Interestingly, Bitcoin presents a far less attractive target for MEV bots, not due to intentional design but structural constraints.

Bitcoin’s UTXO model enforces strict rules: transactions must be non-conflicting, have valid signatures, and meet fee thresholds before entering the mempool. This leaves little room for creative reordering. Additionally, Bitcoin’s 10-minute block interval—nearly 50 times slower than Ethereum—dramatically reduces the window for frontrunning.

The consequence: Bitcoin experiences significantly lower transaction fee volatility and less network congestion from MEV bot activity. While Bitcoin’s throughput limitations aren’t ideal, they inadvertently protect users from sophisticated MEV extraction.

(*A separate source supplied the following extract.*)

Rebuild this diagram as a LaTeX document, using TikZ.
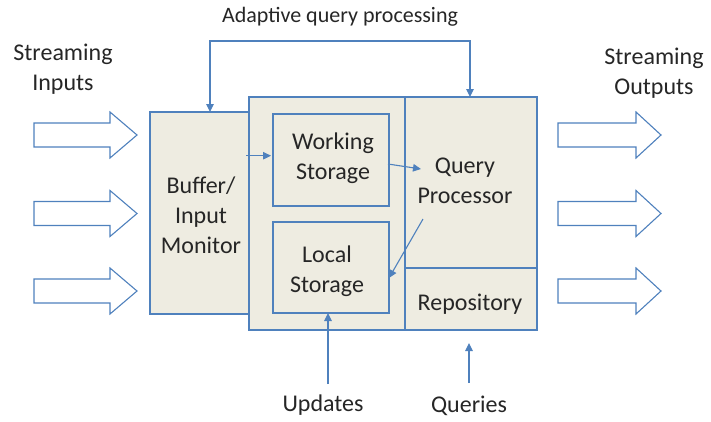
\documentclass[tikz,border=0pt]{standalone}
\usepackage{fontspec}
\setmainfont{Carlito}
\usetikzlibrary{arrows.meta}
\definecolor{lc}{HTML}{4F81BD}
\definecolor{fillc}{HTML}{EEECE1}
\definecolor{txt}{HTML}{262626}
\begin{document}
\begin{tikzpicture}[x=1pt,y=-1pt,
 box/.style={draw=lc,line width=1.3pt,fill=fillc,inner sep=0pt,outer sep=0pt,anchor=north west},
 region/.style={draw=lc,line width=1.3pt,inner sep=0pt,outer sep=0pt,anchor=north west},
 lbl/.style={text=txt,font=\fontsize{24}{30}\selectfont,align=center,inner sep=0pt},
 arr/.style={draw=lc,line width=1.1pt,-{Triangle[length=8pt,width=7.5pt]}},
 arrboth/.style={draw=lc,line width=1.1pt,{Triangle[length=8pt,width=7.5pt]}-{Triangle[length=8pt,width=7.5pt]}},
 fat/.style={draw=lc,line width=1.1pt,fill=white,line join=miter}]
\useasboundingbox (0,0) rectangle (711,421);
% main boxes
\node[box,minimum width=288pt,minimum height=233pt] (big) at (249,97) {};
\node[box,minimum width=99pt,minimum height=202pt] (buffer) at (150,112) {};
\node[region,minimum width=132pt,minimum height=171pt] (qp) at (405,97) {};
\node[region,minimum width=132pt,minimum height=62pt] (repo) at (405,268) {};
\node[region,minimum width=116pt,minimum height=92pt] (ws) at (273,114) {};
\node[region,minimum width=116pt,minimum height=91pt] (ls) at (273,222) {};
% labels
\node[lbl] (tbuf) at (201,215) {Buffer/\\Input\\Monitor};
\node[lbl] (tws) at (333,158.5) {Working\\Storage};
\node[lbl] (tqp) at (465,181) {Query\\Processor};
\node[lbl] (tls) at (327,271.5) {Local\\Storage};
\node[lbl] (trepo) at (470,304) {Repository};
\node[lbl] (tin) at (63,69) {Streaming\\Inputs};
\node[lbl] (tout) at (654,73) {Streaming\\Outputs};
\node[lbl] (tupd) at (323,405) {Updates};
\node[lbl] (tqry) at (469,406) {Queries};
\node[lbl,font=\fontsize{22}{26}\selectfont] (tadapt) at (340,17) {Adaptive query processing};
% fat arrows
\foreach \y in {135,213.5,291}{
 \draw[fat] (34,{\y-12}) -- (110,{\y-12}) -- (110,{\y-23}) -- (137,\y) -- (110,{\y+23}) -- (110,{\y+12}) -- (34,{\y+12}) -- cycle;
 \draw[fat] (558,{\y-12}) -- (636,{\y-12}) -- (636,{\y-23}) -- (661,\y) -- (636,{\y+23}) -- (636,{\y+12}) -- (558,{\y+12}) -- cycle;
}
% connectors
\coordinate (loopL) at (210,41);
\coordinate (loopR) at (470,41);
\draw[arrboth] (buffer.north -| loopL) -- (loopL) -- (loopR) -- (big.north -| loopR);
\coordinate (bw) at (246,155.7);
\coordinate (bwe) at (271,155.7);
\draw[arr] (bw) -- (bwe);
\coordinate (ws1) at (388,164);
\coordinate (qp1) at (421,169);
\draw[arr] (ws1) -- (qp1);
\coordinate (qp2) at (423,219);
\coordinate (ls1) at (389,278);
\draw[arr] (qp2) -- (ls1);
\coordinate (upd) at (328,384);
\draw[arr] (upd) -- (ls.south -| upd);
\coordinate (qa) at (469,383);
\coordinate (qb) at (469,343);
\draw[arr] (qa) -- (qb);
\end{tikzpicture}
\end{document}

The User Experience Problem

The MEV attack landscape reveals a critical DeFi challenge: sophisticated extractive strategies make participation expensive and unpredictable. When the cost of a basic transaction rivals the value being traded, casual users are priced out. Layer-2 solutions and MEV-resistant consensus mechanisms are emerging, but systemic change requires fundamental rethinking of how blockchain networks sequence and execute transactions.

Until then, MEV bots will continue capturing value from the complex, high-speed environment Ethereum enables—a sobering reminder that technical innovation sometimes comes with hidden costs.